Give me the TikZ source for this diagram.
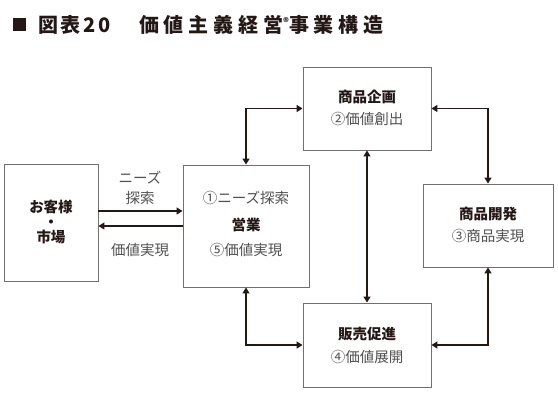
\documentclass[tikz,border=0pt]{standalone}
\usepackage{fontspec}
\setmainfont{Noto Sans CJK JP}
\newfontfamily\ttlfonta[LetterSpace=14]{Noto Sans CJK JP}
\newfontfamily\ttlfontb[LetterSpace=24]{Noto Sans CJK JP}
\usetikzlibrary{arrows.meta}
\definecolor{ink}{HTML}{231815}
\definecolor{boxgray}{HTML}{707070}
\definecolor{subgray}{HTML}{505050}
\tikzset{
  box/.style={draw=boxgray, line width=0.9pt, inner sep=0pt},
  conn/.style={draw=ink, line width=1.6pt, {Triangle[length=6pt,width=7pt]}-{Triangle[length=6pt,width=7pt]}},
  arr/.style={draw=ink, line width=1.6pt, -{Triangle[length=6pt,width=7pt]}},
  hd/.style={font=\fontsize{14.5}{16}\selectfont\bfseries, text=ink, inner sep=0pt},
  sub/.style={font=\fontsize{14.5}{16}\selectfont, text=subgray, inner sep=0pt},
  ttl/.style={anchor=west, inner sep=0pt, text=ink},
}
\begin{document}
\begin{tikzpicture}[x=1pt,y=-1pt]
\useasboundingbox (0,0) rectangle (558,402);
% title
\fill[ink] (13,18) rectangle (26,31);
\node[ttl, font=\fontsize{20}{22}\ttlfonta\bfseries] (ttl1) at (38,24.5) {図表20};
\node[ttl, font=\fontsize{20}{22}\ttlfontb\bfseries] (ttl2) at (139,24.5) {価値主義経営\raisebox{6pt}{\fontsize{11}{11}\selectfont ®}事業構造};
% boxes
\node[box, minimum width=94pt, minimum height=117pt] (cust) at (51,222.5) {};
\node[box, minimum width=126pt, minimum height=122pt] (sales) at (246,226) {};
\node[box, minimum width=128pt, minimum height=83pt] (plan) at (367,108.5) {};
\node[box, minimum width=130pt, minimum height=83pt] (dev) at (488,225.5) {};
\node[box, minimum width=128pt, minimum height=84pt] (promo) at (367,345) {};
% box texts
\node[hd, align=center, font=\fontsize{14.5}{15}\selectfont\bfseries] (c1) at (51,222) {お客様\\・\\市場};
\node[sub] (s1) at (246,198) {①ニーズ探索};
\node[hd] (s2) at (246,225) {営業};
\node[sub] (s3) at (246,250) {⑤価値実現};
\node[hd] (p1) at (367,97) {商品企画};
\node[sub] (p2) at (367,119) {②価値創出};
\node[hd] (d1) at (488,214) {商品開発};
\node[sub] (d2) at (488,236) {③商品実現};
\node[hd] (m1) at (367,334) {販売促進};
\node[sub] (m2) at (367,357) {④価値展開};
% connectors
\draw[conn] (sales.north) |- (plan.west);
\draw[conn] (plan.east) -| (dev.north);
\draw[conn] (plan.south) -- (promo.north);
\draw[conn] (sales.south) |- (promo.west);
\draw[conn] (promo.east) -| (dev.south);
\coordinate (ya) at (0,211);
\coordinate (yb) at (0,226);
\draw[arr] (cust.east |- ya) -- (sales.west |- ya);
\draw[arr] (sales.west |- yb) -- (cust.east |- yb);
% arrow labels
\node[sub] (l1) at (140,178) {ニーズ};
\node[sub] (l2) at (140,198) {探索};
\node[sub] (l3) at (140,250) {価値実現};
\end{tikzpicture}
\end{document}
_ _ _
WHAT YOU ARE ASKED TO DO
Reproduce the listing above exactly, excluding all pictures.

PROBLEM SOLUTION
Give me the TikZ source for this diagram.
\documentclass[tikz,border=0pt]{standalone}
\usepackage{fontspec}
\setmainfont{Noto Sans CJK JP}
\newfontfamily\ttlfonta[LetterSpace=14]{Noto Sans CJK JP}
\newfontfamily\ttlfontb[LetterSpace=24]{Noto Sans CJK JP}
\usetikzlibrary{arrows.meta}
\definecolor{ink}{HTML}{231815}
\definecolor{boxgray}{HTML}{707070}
\definecolor{subgray}{HTML}{505050}
\tikzset{
  box/.style={draw=boxgray, line width=0.9pt, inner sep=0pt},
  conn/.style={draw=ink, line width=1.6pt, {Triangle[length=6pt,width=7pt]}-{Triangle[length=6pt,width=7pt]}},
  arr/.style={draw=ink, line width=1.6pt, -{Triangle[length=6pt,width=7pt]}},
  hd/.style={font=\fontsize{14.5}{16}\selectfont\bfseries, text=ink, inner sep=0pt},
  sub/.style={font=\fontsize{14.5}{16}\selectfont, text=subgray, inner sep=0pt},
  ttl/.style={anchor=west, inner sep=0pt, text=ink},
}
\begin{document}
\begin{tikzpicture}[x=1pt,y=-1pt]
\useasboundingbox (0,0) rectangle (558,402);
% title
\fill[ink] (13,18) rectangle (26,31);
\node[ttl, font=\fontsize{20}{22}\ttlfonta\bfseries] (ttl1) at (38,24.5) {図表20};
\node[ttl, font=\fontsize{20}{22}\ttlfontb\bfseries] (ttl2) at (139,24.5) {価値主義経営\raisebox{6pt}{\fontsize{11}{11}\selectfont ®}事業構造};
% boxes
\node[box, minimum width=94pt, minimum height=117pt] (cust) at (51,222.5) {};
\node[box, minimum width=126pt, minimum height=122pt] (sales) at (246,226) {};
\node[box, minimum width=128pt, minimum height=83pt] (plan) at (367,108.5) {};
\node[box, minimum width=130pt, minimum height=83pt] (dev) at (488,225.5) {};
\node[box, minimum width=128pt, minimum height=84pt] (promo) at (367,345) {};
% box texts
\node[hd, align=center, font=\fontsize{14.5}{15}\selectfont\bfseries] (c1) at (51,222) {お客様\\・\\市場};
\node[sub] (s1) at (246,198) {①ニーズ探索};
\node[hd] (s2) at (246,225) {営業};
\node[sub] (s3) at (246,250) {⑤価値実現};
\node[hd] (p1) at (367,97) {商品企画};
\node[sub] (p2) at (367,119) {②価値創出};
\node[hd] (d1) at (488,214) {商品開発};
\node[sub] (d2) at (488,236) {③商品実現};
\node[hd] (m1) at (367,334) {販売促進};
\node[sub] (m2) at (367,357) {④価値展開};
% connectors
\draw[conn] (sales.north) |- (plan.west);
\draw[conn] (plan.east) -| (dev.north);
\draw[conn] (plan.south) -- (promo.north);
\draw[conn] (sales.south) |- (promo.west);
\draw[conn] (promo.east) -| (dev.south);
\coordinate (ya) at (0,211);
\coordinate (yb) at (0,226);
\draw[arr] (cust.east |- ya) -- (sales.west |- ya);
\draw[arr] (sales.west |- yb) -- (cust.east |- yb);
% arrow labels
\node[sub] (l1) at (140,178) {ニーズ};
\node[sub] (l2) at (140,198) {探索};
\node[sub] (l3) at (140,250) {価値実現};
\end{tikzpicture}
\end{document}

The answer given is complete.